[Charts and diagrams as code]
■ ■ ■ ■ ■ ■ ■
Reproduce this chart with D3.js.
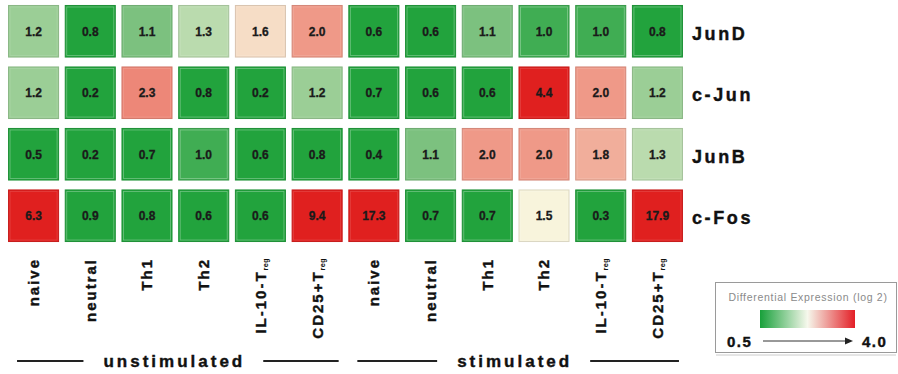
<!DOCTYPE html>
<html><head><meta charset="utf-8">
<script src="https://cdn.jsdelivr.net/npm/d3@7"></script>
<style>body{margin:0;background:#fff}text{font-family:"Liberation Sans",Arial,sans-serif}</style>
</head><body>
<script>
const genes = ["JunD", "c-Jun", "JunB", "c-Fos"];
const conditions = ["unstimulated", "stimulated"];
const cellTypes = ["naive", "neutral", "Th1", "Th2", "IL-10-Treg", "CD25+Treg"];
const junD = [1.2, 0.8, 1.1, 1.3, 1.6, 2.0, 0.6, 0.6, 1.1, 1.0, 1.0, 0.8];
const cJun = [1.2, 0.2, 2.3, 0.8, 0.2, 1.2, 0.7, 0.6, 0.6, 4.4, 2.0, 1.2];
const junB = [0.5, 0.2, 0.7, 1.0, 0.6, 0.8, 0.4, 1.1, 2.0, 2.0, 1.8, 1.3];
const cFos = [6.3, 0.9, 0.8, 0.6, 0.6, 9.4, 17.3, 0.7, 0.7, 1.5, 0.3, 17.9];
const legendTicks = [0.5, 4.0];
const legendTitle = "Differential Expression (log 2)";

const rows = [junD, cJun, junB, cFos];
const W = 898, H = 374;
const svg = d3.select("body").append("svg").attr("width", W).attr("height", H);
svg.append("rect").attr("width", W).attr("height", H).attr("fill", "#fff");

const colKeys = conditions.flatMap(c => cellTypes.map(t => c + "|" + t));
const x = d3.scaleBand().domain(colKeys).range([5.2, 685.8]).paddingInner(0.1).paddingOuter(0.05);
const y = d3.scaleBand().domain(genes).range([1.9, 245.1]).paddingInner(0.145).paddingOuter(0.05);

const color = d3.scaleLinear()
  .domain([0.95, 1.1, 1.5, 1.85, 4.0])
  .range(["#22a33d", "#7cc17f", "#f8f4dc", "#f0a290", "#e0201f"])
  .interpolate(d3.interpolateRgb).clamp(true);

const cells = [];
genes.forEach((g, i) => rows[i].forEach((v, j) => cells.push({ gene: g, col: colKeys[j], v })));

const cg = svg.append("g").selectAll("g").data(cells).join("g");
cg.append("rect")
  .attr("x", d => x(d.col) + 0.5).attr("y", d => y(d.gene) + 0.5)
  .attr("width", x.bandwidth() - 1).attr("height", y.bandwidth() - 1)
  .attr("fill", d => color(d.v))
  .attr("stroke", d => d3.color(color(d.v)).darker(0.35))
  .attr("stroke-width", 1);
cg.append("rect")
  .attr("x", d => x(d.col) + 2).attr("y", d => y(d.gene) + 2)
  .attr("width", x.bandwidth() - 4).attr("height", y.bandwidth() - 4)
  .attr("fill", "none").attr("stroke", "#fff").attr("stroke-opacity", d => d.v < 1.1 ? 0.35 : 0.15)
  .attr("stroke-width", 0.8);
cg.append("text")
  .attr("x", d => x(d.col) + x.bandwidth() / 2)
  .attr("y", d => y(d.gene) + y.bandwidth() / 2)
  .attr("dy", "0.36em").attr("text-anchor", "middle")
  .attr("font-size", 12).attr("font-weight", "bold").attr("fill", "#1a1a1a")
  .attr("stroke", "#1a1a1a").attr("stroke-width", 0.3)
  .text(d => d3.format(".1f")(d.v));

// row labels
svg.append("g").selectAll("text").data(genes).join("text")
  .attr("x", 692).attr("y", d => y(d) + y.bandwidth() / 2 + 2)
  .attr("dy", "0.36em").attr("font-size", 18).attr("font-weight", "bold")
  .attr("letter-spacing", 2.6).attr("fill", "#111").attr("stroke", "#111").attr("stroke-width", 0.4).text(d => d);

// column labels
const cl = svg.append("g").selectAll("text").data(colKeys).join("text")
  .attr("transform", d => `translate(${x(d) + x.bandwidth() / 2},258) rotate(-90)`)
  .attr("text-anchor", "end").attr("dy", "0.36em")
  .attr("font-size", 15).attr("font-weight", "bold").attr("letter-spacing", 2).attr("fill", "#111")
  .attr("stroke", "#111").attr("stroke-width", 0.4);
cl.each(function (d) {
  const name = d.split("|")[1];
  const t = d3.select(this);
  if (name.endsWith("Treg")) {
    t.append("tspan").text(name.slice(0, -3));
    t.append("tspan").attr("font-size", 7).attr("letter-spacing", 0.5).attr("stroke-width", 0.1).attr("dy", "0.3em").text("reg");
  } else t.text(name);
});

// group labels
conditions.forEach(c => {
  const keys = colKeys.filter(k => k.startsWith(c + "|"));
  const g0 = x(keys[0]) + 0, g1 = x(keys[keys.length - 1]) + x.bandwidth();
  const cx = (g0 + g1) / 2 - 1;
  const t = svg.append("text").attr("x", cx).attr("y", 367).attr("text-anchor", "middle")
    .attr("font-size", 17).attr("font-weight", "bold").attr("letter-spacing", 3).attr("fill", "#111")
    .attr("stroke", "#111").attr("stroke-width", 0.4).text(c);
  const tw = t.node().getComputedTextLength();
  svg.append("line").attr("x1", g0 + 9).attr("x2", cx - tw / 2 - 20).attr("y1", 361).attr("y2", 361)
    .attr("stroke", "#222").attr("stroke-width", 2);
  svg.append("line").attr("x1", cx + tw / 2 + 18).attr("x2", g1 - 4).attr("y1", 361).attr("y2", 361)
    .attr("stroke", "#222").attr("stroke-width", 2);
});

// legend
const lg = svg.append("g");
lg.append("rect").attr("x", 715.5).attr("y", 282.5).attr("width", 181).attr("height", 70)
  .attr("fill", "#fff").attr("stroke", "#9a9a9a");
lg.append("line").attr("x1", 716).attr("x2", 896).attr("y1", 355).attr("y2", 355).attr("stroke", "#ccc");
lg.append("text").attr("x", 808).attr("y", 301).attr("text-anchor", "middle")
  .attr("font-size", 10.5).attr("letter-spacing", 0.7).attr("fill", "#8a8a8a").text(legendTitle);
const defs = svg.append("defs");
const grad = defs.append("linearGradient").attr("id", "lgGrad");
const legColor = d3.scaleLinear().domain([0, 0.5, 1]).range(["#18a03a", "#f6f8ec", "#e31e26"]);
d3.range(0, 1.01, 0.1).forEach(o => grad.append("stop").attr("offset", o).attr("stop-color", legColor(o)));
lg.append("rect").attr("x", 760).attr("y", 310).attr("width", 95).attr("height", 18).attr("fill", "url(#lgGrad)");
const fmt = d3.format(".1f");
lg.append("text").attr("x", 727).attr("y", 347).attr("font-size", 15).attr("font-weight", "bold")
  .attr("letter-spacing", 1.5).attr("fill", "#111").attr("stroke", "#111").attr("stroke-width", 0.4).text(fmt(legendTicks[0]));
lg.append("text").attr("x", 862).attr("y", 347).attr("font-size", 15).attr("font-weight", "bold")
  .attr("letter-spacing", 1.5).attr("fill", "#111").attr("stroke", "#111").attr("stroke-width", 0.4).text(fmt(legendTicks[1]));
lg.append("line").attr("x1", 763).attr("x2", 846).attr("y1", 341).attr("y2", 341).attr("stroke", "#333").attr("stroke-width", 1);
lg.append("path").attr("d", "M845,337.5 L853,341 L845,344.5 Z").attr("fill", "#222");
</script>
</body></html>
■ ■ ■ ■ ■ ■ ■
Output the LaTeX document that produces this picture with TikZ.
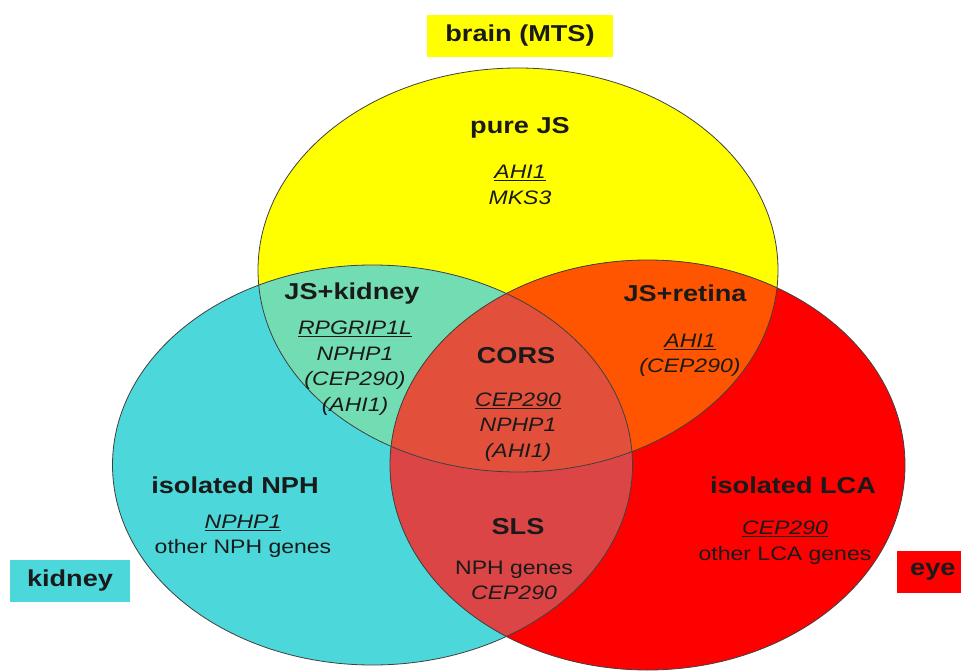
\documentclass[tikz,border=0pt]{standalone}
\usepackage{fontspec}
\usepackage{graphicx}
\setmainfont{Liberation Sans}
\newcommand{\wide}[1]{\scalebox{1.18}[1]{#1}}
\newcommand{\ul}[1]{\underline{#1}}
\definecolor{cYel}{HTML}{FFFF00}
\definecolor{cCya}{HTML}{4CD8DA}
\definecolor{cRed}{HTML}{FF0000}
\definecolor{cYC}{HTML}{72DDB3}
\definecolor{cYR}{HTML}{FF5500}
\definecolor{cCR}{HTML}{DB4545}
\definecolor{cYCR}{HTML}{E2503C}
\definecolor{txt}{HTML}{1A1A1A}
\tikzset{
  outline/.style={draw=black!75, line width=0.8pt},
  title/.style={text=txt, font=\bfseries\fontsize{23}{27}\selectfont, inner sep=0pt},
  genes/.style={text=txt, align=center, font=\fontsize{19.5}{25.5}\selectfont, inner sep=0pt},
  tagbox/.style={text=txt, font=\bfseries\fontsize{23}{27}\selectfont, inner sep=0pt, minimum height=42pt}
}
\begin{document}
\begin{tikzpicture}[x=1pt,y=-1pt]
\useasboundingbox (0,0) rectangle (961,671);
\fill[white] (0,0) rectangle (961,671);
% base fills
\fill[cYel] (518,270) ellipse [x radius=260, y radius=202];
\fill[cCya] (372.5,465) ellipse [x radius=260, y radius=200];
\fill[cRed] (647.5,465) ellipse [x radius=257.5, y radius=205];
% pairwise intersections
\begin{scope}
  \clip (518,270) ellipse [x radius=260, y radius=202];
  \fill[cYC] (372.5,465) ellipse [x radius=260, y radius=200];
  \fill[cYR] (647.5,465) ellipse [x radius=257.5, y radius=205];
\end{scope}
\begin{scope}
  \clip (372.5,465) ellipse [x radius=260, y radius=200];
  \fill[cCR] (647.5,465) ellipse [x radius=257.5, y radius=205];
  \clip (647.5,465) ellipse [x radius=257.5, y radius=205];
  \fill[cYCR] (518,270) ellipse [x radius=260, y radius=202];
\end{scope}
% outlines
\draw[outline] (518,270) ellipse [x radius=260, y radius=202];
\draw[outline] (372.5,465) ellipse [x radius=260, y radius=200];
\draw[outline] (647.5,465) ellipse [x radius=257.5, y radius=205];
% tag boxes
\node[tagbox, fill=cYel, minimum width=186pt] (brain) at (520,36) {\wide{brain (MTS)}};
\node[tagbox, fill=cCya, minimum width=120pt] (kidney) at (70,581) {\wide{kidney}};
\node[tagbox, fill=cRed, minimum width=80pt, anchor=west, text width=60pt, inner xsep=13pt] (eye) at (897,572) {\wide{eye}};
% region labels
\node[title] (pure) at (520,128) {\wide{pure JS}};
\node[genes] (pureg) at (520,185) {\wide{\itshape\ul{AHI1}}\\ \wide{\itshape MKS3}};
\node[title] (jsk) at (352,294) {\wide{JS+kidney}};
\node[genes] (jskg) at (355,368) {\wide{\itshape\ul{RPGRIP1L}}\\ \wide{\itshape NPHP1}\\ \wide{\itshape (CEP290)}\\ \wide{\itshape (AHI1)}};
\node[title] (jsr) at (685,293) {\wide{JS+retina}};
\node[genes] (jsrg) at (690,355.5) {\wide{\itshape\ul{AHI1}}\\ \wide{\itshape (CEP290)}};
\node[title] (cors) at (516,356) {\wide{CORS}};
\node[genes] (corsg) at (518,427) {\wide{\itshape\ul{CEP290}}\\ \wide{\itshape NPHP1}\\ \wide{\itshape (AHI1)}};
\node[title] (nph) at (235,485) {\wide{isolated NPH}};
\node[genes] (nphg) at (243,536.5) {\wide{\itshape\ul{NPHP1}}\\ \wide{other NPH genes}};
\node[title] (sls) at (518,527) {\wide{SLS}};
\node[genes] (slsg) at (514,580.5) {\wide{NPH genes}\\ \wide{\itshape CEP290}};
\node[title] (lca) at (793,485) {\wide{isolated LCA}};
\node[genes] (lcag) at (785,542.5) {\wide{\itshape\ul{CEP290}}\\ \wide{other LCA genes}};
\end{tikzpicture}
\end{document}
■ ■ ■ ■ ■ ■ ■
--- THE EXERCISE ---
From the data above, copy each line that holds "this".

--- OUTPUT ---
Reproduce this chart with D3.js.
  const t = d3.select(this);
Output the LaTeX document that produces this picture with TikZ.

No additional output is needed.